We all know already that thrift stores are a great place to get stuff for cheap. Few things in life beat the thrill of finding that perfect something for only a few bucks, plus the whole ethics vs. price dilemma that us cheapskates often face is moot once you enter a thrift store! Not only are you removed from the production process, but most thrift stores support charities, so it's a double-whammy of awesome.

One of my all-time favourite places for Vancouver thrifting: MCC at Fraser and 43rd

It can be easy to get lost in the land of the thrift, however. Here are some basic tips on getting the most out of your thrift store experience:

Make Sure You're in a Thrift Store

Seems obvious, right? But second-hand and thrift are not the same thing and you might be surprised how many people get confused. HINT: if the average price is above $10, you're not in a thrift store. Also, if the sign has the words vintage, consignment, or some pun about giving clothes a second life in it, it's probably not true thrift, which means you'll be paying close to retail prices for used clothes.

Visit Often!

If there's a thrift store near your home or work, pop in regularly.
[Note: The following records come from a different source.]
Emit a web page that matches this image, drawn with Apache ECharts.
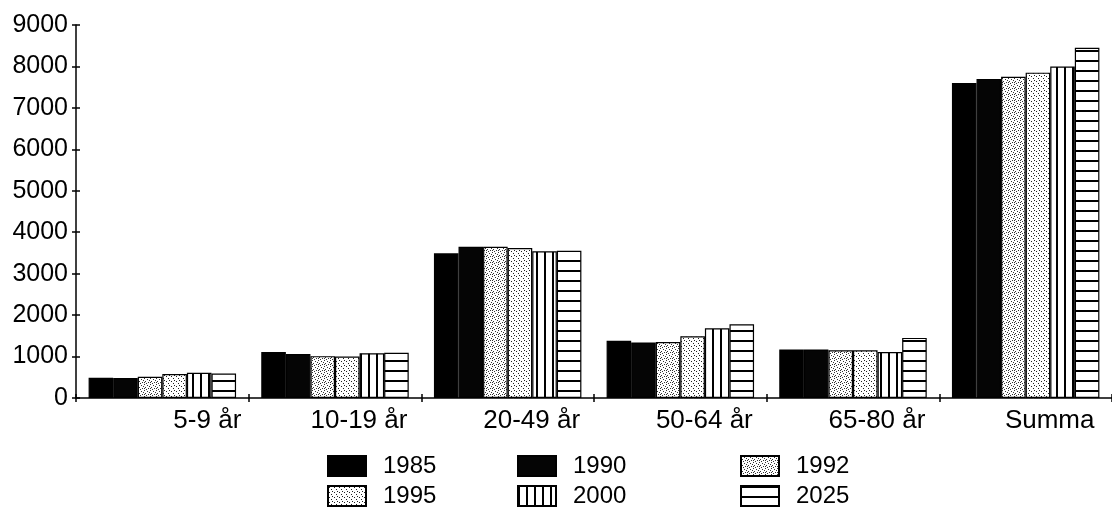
<!DOCTYPE html>
<html><head><meta charset="utf-8">
<script src="https://cdn.jsdelivr.net/npm/echarts@6/dist/echarts.min.js"></script>
<style>html,body{margin:0;padding:0;background:#fff}#c{width:1112px;height:526px}</style>
</head><body><div id="c"></div>
<script>
// ---- data ----
const categories = ['5-9 år', '10-19 år', '20-49 år', '50-64 år', '65-80 år', 'Summa'];
const years = ['1985', '1990', '1992', '1995', '2000', '2025'];
const v1985 = [490, 1110, 3490, 1380, 1170, 7600];
const v1990 = [480, 1060, 3650, 1340, 1170, 7700];
const v1992 = [510, 1010, 3650, 1350, 1150, 7750];
const v1995 = [580, 1000, 3620, 1490, 1150, 7850];
const v2000 = [610, 1080, 3540, 1680, 1110, 8000];
const v2025 = [590, 1090, 3550, 1780, 1450, 8450];
const yMin = 0, yMax = 9000, yStep = 1000;

// ---- patterns ----
function tile(w, h, draw) {
  const c = document.createElement('canvas');
  c.width = w; c.height = h;
  const g = c.getContext('2d');
  g.fillStyle = '#fff'; g.fillRect(0, 0, w, h);
  draw(g);
  return { image: c, repeat: 'repeat' };
}
const FONT = '"Liberation Sans", Arial, Helvetica, sans-serif';
const fills = {
  '1985': '#000',
  '1990': '#050505',
  '1992': tile(6, 6, g => { g.fillStyle = '#333'; [[0,0],[3,1],[1,3],[4,4],[2,5],[5,2],[0,4]].forEach(p => g.fillRect(p[0], p[1], 1, 1)); }),
  '1995': tile(5, 5, g => { g.fillStyle = '#222'; [[1,1],[3,3],[4,0]].forEach(p => g.fillRect(p[0], p[1], 1, 1)); }),
  '2000': tile(8, 8, g => { g.fillStyle = '#000'; g.fillRect(0, 0, 2, 8); }),
  '2025': tile(10, 10, g => { g.fillStyle = '#000'; g.fillRect(0, 0, 10, 2); })
};
const values = { '1985': v1985, '1990': v1990, '1992': v1992, '1995': v1995, '2000': v2000, '2025': v2025 };

const legendX = [322, 512, 735];
const legendY = [449, 479];

const chart = echarts.init(document.getElementById('c'), null, { renderer: 'canvas' });
chart.setOption({
  animation: false,
  backgroundColor: '#fff',
  grid: { left: 76, right: -4, top: 25, bottom: 128, containLabel: false },
  legend: years.map((y, i) => ({
    data: [y], left: legendX[i % 3], top: legendY[Math.floor(i / 3)],
    icon: 'rect', itemWidth: 38, itemHeight: 20, selectedMode: false,
    textStyle: { fontSize: 24, fontFamily: FONT, color: '#000', padding: [0, 0, 0, 12] }
  })),
  xAxis: [{
    type: 'category',
    data: categories.map((c, i) => i === 0 ? { value: c, textStyle: { padding: [0, 0, 0, 90] } } : c),
    axisLine: { show: true, lineStyle: { color: '#000', width: 1.5 } },
    axisTick: { show: true, length: 4, lineStyle: { color: '#000', width: 1.5 } },
    axisLabel: { fontSize: 26, fontFamily: FONT, color: '#000', margin: 10, padding: [0, 0, 0, 48] },
    splitLine: { show: false }
  }, {
    type: 'category', position: 'bottom', data: categories,
    axisLine: { show: false },
    axisTick: { show: true, inside: true, length: 4, lineStyle: { color: '#000', width: 1.5 } },
    axisLabel: { show: false }, splitLine: { show: false }
  }],
  yAxis: [{
    type: 'value', min: yMin, max: yMax, interval: yStep,
    axisLine: { show: true, lineStyle: { color: '#000', width: 1.5 } },
    axisTick: { show: true, length: 4, lineStyle: { color: '#000', width: 1.5 } },
    axisLabel: { fontSize: 25, fontFamily: FONT, color: '#000', margin: 8, formatter: v => String(v) },
    splitLine: { show: false }
  }, {
    type: 'value', position: 'left', min: yMin, max: yMax, interval: yStep,
    axisLine: { show: false },
    axisTick: { show: true, inside: true, length: 4, lineStyle: { color: '#000', width: 1.5 } },
    axisLabel: { show: false }, splitLine: { show: false }
  }],
  series: years.map(y => ({
    name: y, type: 'bar', data: values[y],
    barGap: '0%', barCategoryGap: '14.6%',
    itemStyle: { color: fills[y], borderColor: '#000', borderWidth: 1.2 }
  }))
});
</script>
</body></html>
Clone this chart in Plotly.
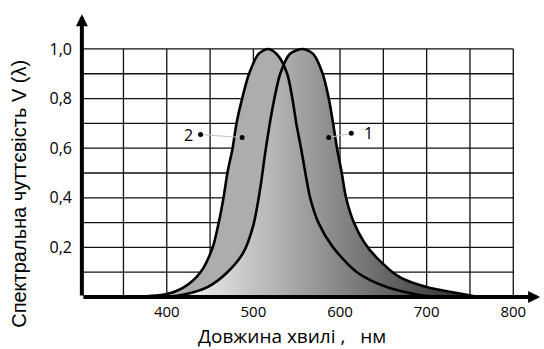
import plotly.graph_objects as go

# Крива 2 (скотопічна) та крива 1 (фотопічна)
wl_2 = [350, 380, 400, 420, 439, 453, 460, 465.5, 470, 476, 480.5, 487, 495, 506, 517,
        528, 539, 545, 549.5, 555, 560, 565.5, 575, 592, 619.5, 654, 692, 715]
v_2 = [0.0, 0.004, 0.012, 0.04, 0.10, 0.20, 0.30, 0.40, 0.50, 0.60, 0.70, 0.80, 0.90, 0.98, 1.0,
       0.975, 0.90, 0.80, 0.70, 0.60, 0.50, 0.40, 0.30, 0.20, 0.10, 0.04, 0.008, 0.0]

wl_1 = [400, 420, 447, 470, 488.5, 500, 508, 514, 522, 531, 542, 557, 569, 580, 587, 592,
        596.5, 602, 607, 616, 628, 642, 669, 700, 735, 760]
v_1 = [0.0, 0.01, 0.04, 0.10, 0.18, 0.29, 0.44, 0.59, 0.76, 0.90, 0.98, 1.0, 0.98, 0.90, 0.80, 0.70,
       0.60, 0.50, 0.40, 0.30, 0.22, 0.16, 0.08, 0.04, 0.016, 0.0]

# Сітка та підписи осей
grid_x = [350, 400, 450, 500, 550, 600, 650, 700, 750, 800]
grid_y = [0.1, 0.2, 0.3, 0.4, 0.5, 0.6, 0.7, 0.8, 0.9, 1.0]
x_ticks = [400, 500, 600, 700, 800]
y_ticks = [0.2, 0.4, 0.6, 0.8, 1.0]
y_ticktext = ['0,2', '0,4', '0,6', '0,8', '1,0']

# Виноски "1" і "2": (зовнішня точка, точка на кривій)
callout_labels = ['2', '1']
callout_outer_x = [439, 613]
callout_outer_y = [0.655, 0.66]
callout_inner_x = [487, 587]
callout_inner_y = [0.643, 0.643]

x_min, x_max = 302, 831
y_max = 1.14

fig = go.Figure()

# заливки
fig.add_trace(go.Scatter(x=wl_2, y=v_2, mode='lines', fill='tozeroy',
                         line=dict(width=0, shape='spline', smoothing=0.8),
                         fillcolor='#adadad', hoverinfo='skip'))
fig.add_trace(go.Scatter(x=wl_1, y=v_1, mode='lines', fill='tozeroy',
                         line=dict(width=0, shape='spline', smoothing=0.8),
                         fillgradient=dict(type='horizontal', start=400, stop=760,
                                           colorscale=[[0, '#ffffff'], [1, '#262626']]),
                         hoverinfo='skip'))
# контури
for wl, v in [(wl_2, v_2), (wl_1, v_1)]:
    fig.add_trace(go.Scatter(x=wl, y=v, mode='lines',
                             line=dict(color='black', width=2.6, shape='spline', smoothing=0.8),
                             hoverinfo='skip'))

# виноски
for i, lab in enumerate(callout_labels):
    fig.add_trace(go.Scatter(x=[callout_outer_x[i], callout_inner_x[i]],
                             y=[callout_outer_y[i], callout_inner_y[i]],
                             mode='lines', line=dict(color='#c4c4c4', width=1), hoverinfo='skip'))
    fig.add_trace(go.Scatter(x=[callout_outer_x[i], callout_inner_x[i]],
                             y=[callout_outer_y[i], callout_inner_y[i]],
                             mode='markers', marker=dict(color='black', size=5), hoverinfo='skip'))
    fig.add_annotation(x=callout_outer_x[i], y=callout_outer_y[i], text=lab, showarrow=False,
                       xanchor='right' if lab == '2' else 'left', xshift=-6 if lab == '2' else 11,
                       font=dict(family='Open Sans', size=16, color='black'))

# сітка
for gx in grid_x:
    fig.add_shape(type='line', x0=gx, x1=gx, y0=0, y1=1.0, layer='below',
                  line=dict(color='#111111', width=1.3))
for gy in grid_y:
    fig.add_shape(type='line', x0=x_min, x1=800, y0=gy, y1=gy, layer='below',
                  line=dict(color='#111111', width=1.3))

# осі зі стрілками
fig.add_annotation(x=x_min, y=y_max, ax=x_min, ay=0, xref='x', yref='y', axref='x', ayref='y',
                   text='', showarrow=True, arrowhead=2, arrowsize=0.6, arrowwidth=4, arrowcolor='black')
fig.add_annotation(x=x_max, y=0, ax=x_min, ay=0, xref='x', yref='y', axref='x', ayref='y',
                   text='', showarrow=True, arrowhead=2, arrowsize=0.6, arrowwidth=4, arrowcolor='black')

# підписи осей
fig.add_annotation(text='Довжина хвилі ,\u00a0\u00a0 нм', xref='paper', yref='paper',
                   x=0.4587, y=-0.136, xanchor='center', yanchor='middle',
                   showarrow=False, font=dict(family='Open Sans', size=19, color='black'))
fig.add_annotation(text='Спектральна чуттєвість V (λ)', xref='paper', yref='paper', x=-0.135, y=0.363,
                   xanchor='center', yanchor='middle',
                   textangle=-90, showarrow=False, font=dict(family='Liberation Sans', size=20, color='black'))

fig.update_layout(
    width=544, height=349,
    margin=dict(l=81, r=3, t=13, b=52),
    paper_bgcolor='white', plot_bgcolor='white',
    showlegend=False,
    xaxis=dict(range=[x_min - 1, x_max + 1], showgrid=False, zeroline=False, showline=False,
               tickvals=x_ticks, ticks='', ticklabelstandoff=4,
               tickfont=dict(family='Open Sans', size=15, color='black')),
    yaxis=dict(range=[0, y_max + 0.005], showgrid=False, zeroline=False, showline=False,
               tickvals=y_ticks, ticktext=y_ticktext, ticks='', ticklabelstandoff=8,
               tickfont=dict(family='Open Sans', size=16, color='black')),
)

fig.write_html("out.html", config={'displayModeBar': False},
               post_script="document.body.style.margin='0';")
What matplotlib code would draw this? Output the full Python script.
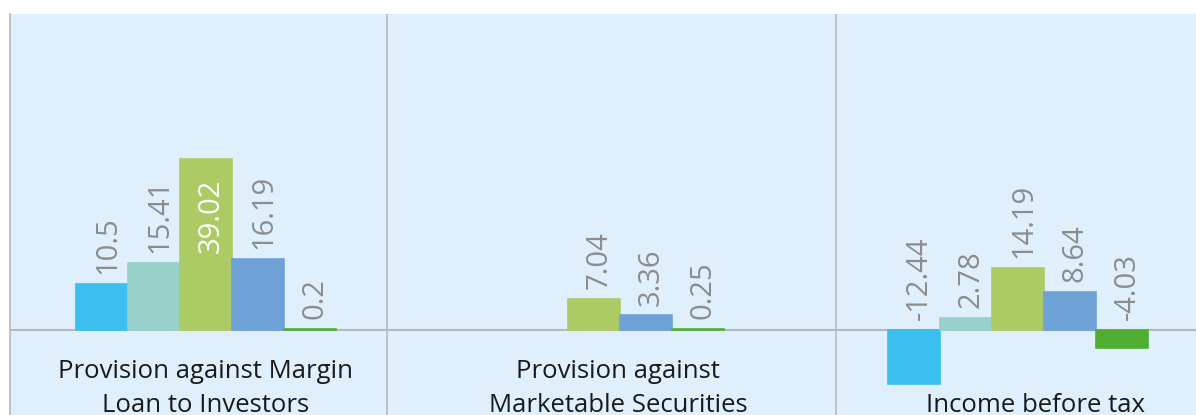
import numpy as np
import matplotlib.pyplot as plt

plt.rcParams['font.family'] = ['Open Sans', 'DejaVu Sans']

# data
categories = ["Provision against Margin\nLoan to Investors",
              "Provision against\nMarketable Securities",
              "Income before tax"]
s1 = [10.5, np.nan, -12.44]
s2 = [15.41, np.nan, 2.78]
s3 = [39.02, 7.04, 14.19]
s4 = [16.19, 3.36, 8.64]
s5 = [0.2, 0.25, -4.03]
series = [s1, s2, s3, s4, s5]

colors = ['#3bbfef', '#98d1c9', '#accb64', '#6ea2d6', '#4fae32']
bg = '#dff0fc'
grid_c = '#b5b9bd'

# layout (group spacing as unit)
group_x = np.array([0.0, 1.0, 2.093])
label_x = [0.0, 1.062, 2.139]
separators = [0.466, 1.624]
bw = 0.134

fig = plt.figure(figsize=(11.96, 4.15), dpi=100)
ax = fig.add_axes([10 / 1196, 0, 1 - 10 / 1196, 401 / 415])
ax.set_facecolor(bg)
ax.set_xlim(-0.505, 2.552)
ax.set_ylim(-19.41, 72.15)

for i, (vals, c) in enumerate(zip(series, colors)):
    xs = group_x + (i - 2) * bw
    for x, v in zip(xs, vals):
        if np.isnan(v):
            continue
        ax.bar(x, v, width=bw, color=c, edgecolor=c, linewidth=1.2, zorder=3)
        if v > 30:
            ax.annotate(f'{v:g}', (x, v), xytext=(4, -14), textcoords='offset points',
                        rotation=90, ha='center', va='top', fontsize=21, color='white', zorder=4)
        else:
            ax.annotate(f'{v:g}', (x, max(v, 0)), xytext=(4, 7), textcoords='offset points',
                        rotation=90, ha='center', va='bottom', fontsize=21, color='#8c8c8c', zorder=4)

ax.axhline(0, color=grid_c, lw=1.5, zorder=2)
for s in separators:
    ax.axvline(s, color=grid_c, lw=1.2, zorder=2)

for x, lab in zip(label_x, categories):
    ax.text(x, -20.1, lab, ha='center', va='bottom', fontsize=18.5,
            color='#1a1a1a', linespacing=1.45)

ax.set_xticks([])
ax.set_yticks([])
for side in ['top', 'right', 'bottom']:
    ax.spines[side].set_visible(False)
ax.spines['left'].set_color(grid_c)
ax.spines['left'].set_linewidth(1.2)

fig.savefig('out.png', dpi=100, facecolor='white')
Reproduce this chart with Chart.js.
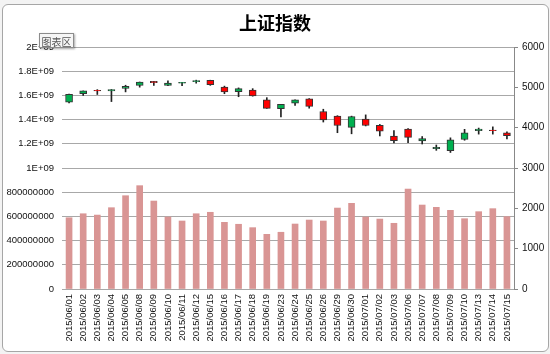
<!DOCTYPE html>
<html lang="zh">
<head>
  <meta charset="UTF-8" />
  <title>上证指数</title>
  <style>
    body { margin:0; background:#f3f3f3; }
    .wrap { position:relative; width:550px; height:354px; overflow:hidden; }
    .frame { position:absolute; left:2px; top:4px; width:545px; height:346px; background:#fff;
             border:1px solid #a6a6a6; border-radius:6px; }
    #c { position:absolute; left:0; top:0; }
    .tip { position:absolute; left:39px; top:33px; width:33px; height:13px; line-height:13px;
           font:10px "Noto Sans CJK SC", sans-serif; color:#555; text-align:center;
           background:#f6f6f6; border:1px solid #8c8c8c; box-shadow:1px 1px 2px rgba(0,0,0,.35); }
  </style>
  <script src="https://cdn.jsdelivr.net/npm/chart.js"></script>
</head>
<body>
<div class="wrap">
  <div class="frame"></div>
  <canvas id="c" width="550" height="354"></canvas>
  <div class="tip">图表区</div>
</div>
<script>
const dates = ['2015/06/01','2015/06/02','2015/06/03','2015/06/04','2015/06/05','2015/06/08','2015/06/09','2015/06/10',
  '2015/06/11','2015/06/12','2015/06/15','2015/06/16','2015/06/17','2015/06/18','2015/06/19','2015/06/23',
  '2015/06/24','2015/06/25','2015/06/26','2015/06/29','2015/06/30','2015/07/01','2015/07/02','2015/07/03',
  '2015/07/06','2015/07/07','2015/07/08','2015/07/09','2015/07/10','2015/07/13','2015/07/14','2015/07/15'];
const opens  = [4633,4845,4924,4913,4976,5046,5146,5049,5101,5143,5174,5004,4890,4931,4690,4472,
                4605,4712,4400,4290,4007,4214,4059,3794,3962,3672,3478,3432,3707,3925,3938,3875];
const highs  = [4830,4911,4943,4947,5052,5132,5147,5164,5122,5178,5177,5030,4986,4967,4744,4578,
                4692,4721,4457,4297,4286,4317,4080,3927,3975,3780,3570,3748,3959,3990,4020,3895];
const lows   = [4616,4798,4823,4647,4887,5004,5047,5041,5040,5103,5049,4842,4767,4781,4477,4265,
                4553,4483,4140,3875,3848,4043,3795,3620,3630,3595,3438,3385,3688,3840,3840,3720];
const closes = [4829,4911,4910,4947,5023,5132,5114,5106,5122,5166,5063,4887,4968,4785,4478,4576,
                4690,4528,4193,4053,4277,4054,3913,3680,3760,3732,3515,3700,3870,3968,3928,3800];
const volumes = [589e6,622e6,611e6,672e6,771e6,854e6,727e6,595e6,562e6,622e6,634e6,551e6,535e6,507e6,452e6,469e6,
                 537e6,570e6,562e6,669e6,708e6,595e6,578e6,543e6,826e6,694e6,675e6,650e6,581e6,639e6,664e6,598e6];
const leftTickLabels = ['0','200000000','400000000','600000000','800000000','1E+09','1.2E+09','1.4E+09','1.6E+09','1.8E+09','2E+09'];
const rightTickLabels = ['0','1000','2000','3000','4000','5000','6000'];

const upColor = '#00B050', downColor = '#FF0000';
const candleColors = closes.map((c, i) => c >= opens[i] ? upColor : downColor);
const tickFont = { family: '"Liberation Sans", Arial, sans-serif', size: 9.5 };

new Chart(document.getElementById('c'), {
  type: 'bar',
  data: {
    labels: dates,
    datasets: [
      {
        label: 'body', yAxisID: 'y2', order: 0, grouped: false,
        data: opens.map((o, i) => [o, closes[i]]),
        backgroundColor: candleColors, borderColor: '#333', borderWidth: 1,
        borderSkipped: false, barThickness: 7
      },
      {
        label: 'wick', yAxisID: 'y2', order: 1, grouped: false,
        data: lows.map((l, i) => [l, highs[i]]),
        backgroundColor: '#222', borderWidth: 0, barThickness: 1
      },
      {
        label: 'volume', yAxisID: 'y', order: 2, grouped: false,
        data: volumes,
        backgroundColor: '#D99594', borderWidth: 0, barThickness: 6
      }
    ]
  },
  options: {
    responsive: false,
    animation: false,
    layout: { padding: 0 },
    plugins: {
      legend: { display: false },
      tooltip: { enabled: false },
      title: {
        display: true, text: '上证指数', color: '#000',
        font: { family: '"Noto Sans CJK SC", sans-serif', size: 18, weight: 'bold' },
        padding: { top: 12, bottom: 13.4 }
      }
    },
    scales: {
      x: {
        offset: true,
        grid: { display: false, drawTicks: false },
        border: { display: false },
        ticks: { autoSkip: false, minRotation: 90, maxRotation: 90, padding: 5, color: '#111', font: tickFont },
        afterFit: s => { s.height = 65; }
      },
      y: {
        position: 'left', min: 0, max: 2e9,
        grid: { color: '#a8a8a8', lineWidth: 1, drawTicks: false },
        border: { display: false },
        ticks: { stepSize: 2e8, padding: 8, color: '#111', font: tickFont,
                 callback: (v, i) => leftTickLabels[i] },
        afterFit: s => { s.width = 62; }
      },
      y2: {
        position: 'right', min: 0, max: 6000,
        grid: { drawOnChartArea: false, drawTicks: true, tickLength: 4, color: '#888' },
        border: { display: true, color: '#888' },
        ticks: { stepSize: 1000, padding: 4, color: '#111', font: { family: tickFont.family, size: 10 },
                 callback: (v, i) => rightTickLabels[i] },
        afterFit: s => { s.width = 36; }
      }
    }
  }
});
</script>
</body>
</html>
Most stores put new stuff out a few times a week, if not daily. Don't go in for a full shop (unless you want to), just poke your head in and give a quick once-over to your favourite sections. That way you'll be that annoying person who snaps up the best finds before anyone else can get a look at them, instead of that sad person cursing that there's never anything good available. Bonus: in the smaller shops the staff might get to know you and help you find hidden gems!

Broaden Your Horizons

My Dad used to always tell me to do this, and while he was actually talking about my picky eating habits, I have carried the advice over to my shopping life. Most thrift stores carry much more than just clothes, and that is where the real deals are: books, kitchen wares, decor (if you like a retro vibe), DVDs, jewelry, office supplies, and furniture. Next time you are planning on buying anything stop for a second and ask yourself if it would be disgusting to get it used. If the answer is no, go thrift it up!

David vs. Goliath

I generally prefer the small neighbourhood thrift stores over the giants like Value Village. While you get more volume at the VV Boutique, and thus a theoretically greater chance at finding something awesome, it's always way busier and picked over, and I usually have less luck overall. I find the prices are cheaper and the quality is better at the smaller shops. Plus, they all support great charities.

Know Your Neighbourhoods

When you go to a thrift store in a ritzier neighbourhood, you'll generally find nicer stuff. In fact, the general style demographic of your neighbourhood will probably be well-represented at its thrift store (along with the requisite vaguely 80's-wear of course). Also, be sure to visit a suburban thrift store now and again. They are always better than those in bigger cities, no matter how awesome said cities might be.